#### WHAT IS EXPECTED:
Print out the material that follows word for word.

╭─ SUPPLIED DATA

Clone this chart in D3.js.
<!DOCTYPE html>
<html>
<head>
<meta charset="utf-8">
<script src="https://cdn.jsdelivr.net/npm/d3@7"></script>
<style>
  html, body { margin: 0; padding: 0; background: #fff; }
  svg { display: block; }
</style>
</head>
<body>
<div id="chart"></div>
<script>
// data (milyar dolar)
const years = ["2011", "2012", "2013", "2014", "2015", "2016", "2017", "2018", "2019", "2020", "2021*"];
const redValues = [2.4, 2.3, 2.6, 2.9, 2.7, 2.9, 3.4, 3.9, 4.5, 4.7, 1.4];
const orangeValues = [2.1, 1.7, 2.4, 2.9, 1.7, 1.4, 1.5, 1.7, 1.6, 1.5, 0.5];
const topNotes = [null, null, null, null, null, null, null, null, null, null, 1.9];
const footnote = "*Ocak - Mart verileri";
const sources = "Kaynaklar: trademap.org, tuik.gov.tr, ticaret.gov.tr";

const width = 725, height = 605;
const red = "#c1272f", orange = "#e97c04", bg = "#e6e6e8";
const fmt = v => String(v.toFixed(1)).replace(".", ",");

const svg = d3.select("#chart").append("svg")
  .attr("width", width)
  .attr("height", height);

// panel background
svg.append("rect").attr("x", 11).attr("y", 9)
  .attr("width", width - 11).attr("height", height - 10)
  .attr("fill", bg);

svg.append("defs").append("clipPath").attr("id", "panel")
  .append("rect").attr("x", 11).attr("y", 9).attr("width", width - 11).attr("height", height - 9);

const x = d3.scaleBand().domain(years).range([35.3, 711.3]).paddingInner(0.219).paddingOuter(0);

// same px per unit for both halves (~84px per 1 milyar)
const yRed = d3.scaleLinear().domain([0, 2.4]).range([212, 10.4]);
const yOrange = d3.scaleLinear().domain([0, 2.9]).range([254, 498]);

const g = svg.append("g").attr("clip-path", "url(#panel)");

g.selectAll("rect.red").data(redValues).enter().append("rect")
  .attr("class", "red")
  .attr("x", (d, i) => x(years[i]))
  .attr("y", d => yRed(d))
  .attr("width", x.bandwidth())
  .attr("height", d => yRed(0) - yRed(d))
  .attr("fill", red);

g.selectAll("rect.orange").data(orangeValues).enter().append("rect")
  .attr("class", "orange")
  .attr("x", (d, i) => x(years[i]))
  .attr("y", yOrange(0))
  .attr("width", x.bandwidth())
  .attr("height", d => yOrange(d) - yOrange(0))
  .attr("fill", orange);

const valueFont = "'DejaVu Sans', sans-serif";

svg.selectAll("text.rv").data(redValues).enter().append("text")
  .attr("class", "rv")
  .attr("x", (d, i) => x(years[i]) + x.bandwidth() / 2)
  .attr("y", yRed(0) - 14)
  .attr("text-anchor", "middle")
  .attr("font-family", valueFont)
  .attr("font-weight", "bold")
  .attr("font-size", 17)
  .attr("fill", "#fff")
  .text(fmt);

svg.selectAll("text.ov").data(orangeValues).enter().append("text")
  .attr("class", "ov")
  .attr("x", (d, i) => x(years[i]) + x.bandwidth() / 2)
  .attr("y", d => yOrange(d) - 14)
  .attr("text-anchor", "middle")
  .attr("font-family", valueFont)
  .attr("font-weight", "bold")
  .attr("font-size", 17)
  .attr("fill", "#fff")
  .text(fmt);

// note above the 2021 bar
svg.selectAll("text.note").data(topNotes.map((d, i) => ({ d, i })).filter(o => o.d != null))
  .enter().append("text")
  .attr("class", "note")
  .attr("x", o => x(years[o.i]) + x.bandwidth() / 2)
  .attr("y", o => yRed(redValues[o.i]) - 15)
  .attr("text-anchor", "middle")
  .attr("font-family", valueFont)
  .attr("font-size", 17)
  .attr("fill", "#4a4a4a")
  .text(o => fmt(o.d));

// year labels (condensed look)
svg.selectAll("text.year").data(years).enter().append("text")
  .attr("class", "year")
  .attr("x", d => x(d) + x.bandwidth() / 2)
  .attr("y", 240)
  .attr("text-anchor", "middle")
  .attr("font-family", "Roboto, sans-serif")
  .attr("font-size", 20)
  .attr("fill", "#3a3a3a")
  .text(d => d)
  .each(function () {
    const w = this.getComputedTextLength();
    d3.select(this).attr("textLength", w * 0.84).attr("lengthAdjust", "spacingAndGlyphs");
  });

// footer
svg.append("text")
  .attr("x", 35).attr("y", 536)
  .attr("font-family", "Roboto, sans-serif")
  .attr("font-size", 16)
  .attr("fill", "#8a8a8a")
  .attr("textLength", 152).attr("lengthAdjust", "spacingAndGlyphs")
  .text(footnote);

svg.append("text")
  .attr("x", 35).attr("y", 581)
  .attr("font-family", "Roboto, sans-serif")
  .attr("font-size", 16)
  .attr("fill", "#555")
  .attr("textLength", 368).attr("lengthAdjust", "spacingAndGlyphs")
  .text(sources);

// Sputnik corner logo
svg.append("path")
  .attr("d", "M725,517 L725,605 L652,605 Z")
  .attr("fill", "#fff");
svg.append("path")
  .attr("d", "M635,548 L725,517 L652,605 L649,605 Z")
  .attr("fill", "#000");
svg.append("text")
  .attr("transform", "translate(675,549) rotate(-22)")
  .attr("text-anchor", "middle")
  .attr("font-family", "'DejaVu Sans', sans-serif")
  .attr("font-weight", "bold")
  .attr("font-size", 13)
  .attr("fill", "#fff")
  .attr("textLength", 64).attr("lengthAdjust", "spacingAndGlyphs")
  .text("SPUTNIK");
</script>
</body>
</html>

╰─

#### REPLY:
Clone this chart in D3.js.
<!DOCTYPE html>
<html>
<head>
<meta charset="utf-8">
<script src="https://cdn.jsdelivr.net/npm/d3@7"></script>
<style>
  html, body { margin: 0; padding: 0; background: #fff; }
  svg { display: block; }
</style>
</head>
<body>
<div id="chart"></div>
<script>
// data (milyar dolar)
const years = ["2011", "2012", "2013", "2014", "2015", "2016", "2017", "2018", "2019", "2020", "2021*"];
const redValues = [2.4, 2.3, 2.6, 2.9, 2.7, 2.9, 3.4, 3.9, 4.5, 4.7, 1.4];
const orangeValues = [2.1, 1.7, 2.4, 2.9, 1.7, 1.4, 1.5, 1.7, 1.6, 1.5, 0.5];
const topNotes = [null, null, null, null, null, null, null, null, null, null, 1.9];
const footnote = "*Ocak - Mart verileri";
const sources = "Kaynaklar: trademap.org, tuik.gov.tr, ticaret.gov.tr";

const width = 725, height = 605;
const red = "#c1272f", orange = "#e97c04", bg = "#e6e6e8";
const fmt = v => String(v.toFixed(1)).replace(".", ",");

const svg = d3.select("#chart").append("svg")
  .attr("width", width)
  .attr("height", height);

// panel background
svg.append("rect").attr("x", 11).attr("y", 9)
  .attr("width", width - 11).attr("height", height - 10)
  .attr("fill", bg);

svg.append("defs").append("clipPath").attr("id", "panel")
  .append("rect").attr("x", 11).attr("y", 9).attr("width", width - 11).attr("height", height - 9);

const x = d3.scaleBand().domain(years).range([35.3, 711.3]).paddingInner(0.219).paddingOuter(0);

// same px per unit for both halves (~84px per 1 milyar)
const yRed = d3.scaleLinear().domain([0, 2.4]).range([212, 10.4]);
const yOrange = d3.scaleLinear().domain([0, 2.9]).range([254, 498]);

const g = svg.append("g").attr("clip-path", "url(#panel)");

g.selectAll("rect.red").data(redValues).enter().append("rect")
  .attr("class", "red")
  .attr("x", (d, i) => x(years[i]))
  .attr("y", d => yRed(d))
  .attr("width", x.bandwidth())
  .attr("height", d => yRed(0) - yRed(d))
  .attr("fill", red);

g.selectAll("rect.orange").data(orangeValues).enter().append("rect")
  .attr("class", "orange")
  .attr("x", (d, i) => x(years[i]))
  .attr("y", yOrange(0))
  .attr("width", x.bandwidth())
  .attr("height", d => yOrange(d) - yOrange(0))
  .attr("fill", orange);

const valueFont = "'DejaVu Sans', sans-serif";

svg.selectAll("text.rv").data(redValues).enter().append("text")
  .attr("class", "rv")
  .attr("x", (d, i) => x(years[i]) + x.bandwidth() / 2)
  .attr("y", yRed(0) - 14)
  .attr("text-anchor", "middle")
  .attr("font-family", valueFont)
  .attr("font-weight", "bold")
  .attr("font-size", 17)
  .attr("fill", "#fff")
  .text(fmt);

svg.selectAll("text.ov").data(orangeValues).enter().append("text")
  .attr("class", "ov")
  .attr("x", (d, i) => x(years[i]) + x.bandwidth() / 2)
  .attr("y", d => yOrange(d) - 14)
  .attr("text-anchor", "middle")
  .attr("font-family", valueFont)
  .attr("font-weight", "bold")
  .attr("font-size", 17)
  .attr("fill", "#fff")
  .text(fmt);

// note above the 2021 bar
svg.selectAll("text.note").data(topNotes.map((d, i) => ({ d, i })).filter(o => o.d != null))
  .enter().append("text")
  .attr("class", "note")
  .attr("x", o => x(years[o.i]) + x.bandwidth() / 2)
  .attr("y", o => yRed(redValues[o.i]) - 15)
  .attr("text-anchor", "middle")
  .attr("font-family", valueFont)
  .attr("font-size", 17)
  .attr("fill", "#4a4a4a")
  .text(o => fmt(o.d));

// year labels (condensed look)
svg.selectAll("text.year").data(years).enter().append("text")
  .attr("class", "year")
  .attr("x", d => x(d) + x.bandwidth() / 2)
  .attr("y", 240)
  .attr("text-anchor", "middle")
  .attr("font-family", "Roboto, sans-serif")
  .attr("font-size", 20)
  .attr("fill", "#3a3a3a")
  .text(d => d)
  .each(function () {
    const w = this.getComputedTextLength();
    d3.select(this).attr("textLength", w * 0.84).attr("lengthAdjust", "spacingAndGlyphs");
  });

// footer
svg.append("text")
  .attr("x", 35).attr("y", 536)
  .attr("font-family", "Roboto, sans-serif")
  .attr("font-size", 16)
  .attr("fill", "#8a8a8a")
  .attr("textLength", 152).attr("lengthAdjust", "spacingAndGlyphs")
  .text(footnote);

svg.append("text")
  .attr("x", 35).attr("y", 581)
  .attr("font-family", "Roboto, sans-serif")
  .attr("font-size", 16)
  .attr("fill", "#555")
  .attr("textLength", 368).attr("lengthAdjust", "spacingAndGlyphs")
  .text(sources);

// Sputnik corner logo
svg.append("path")
  .attr("d", "M725,517 L725,605 L652,605 Z")
  .attr("fill", "#fff");
svg.append("path")
  .attr("d", "M635,548 L725,517 L652,605 L649,605 Z")
  .attr("fill", "#000");
svg.append("text")
  .attr("transform", "translate(675,549) rotate(-22)")
  .attr("text-anchor", "middle")
  .attr("font-family", "'DejaVu Sans', sans-serif")
  .attr("font-weight", "bold")
  .attr("font-size", 13)
  .attr("fill", "#fff")
  .attr("textLength", 64).attr("lengthAdjust", "spacingAndGlyphs")
  .text("SPUTNIK");
</script>
</body>
</html>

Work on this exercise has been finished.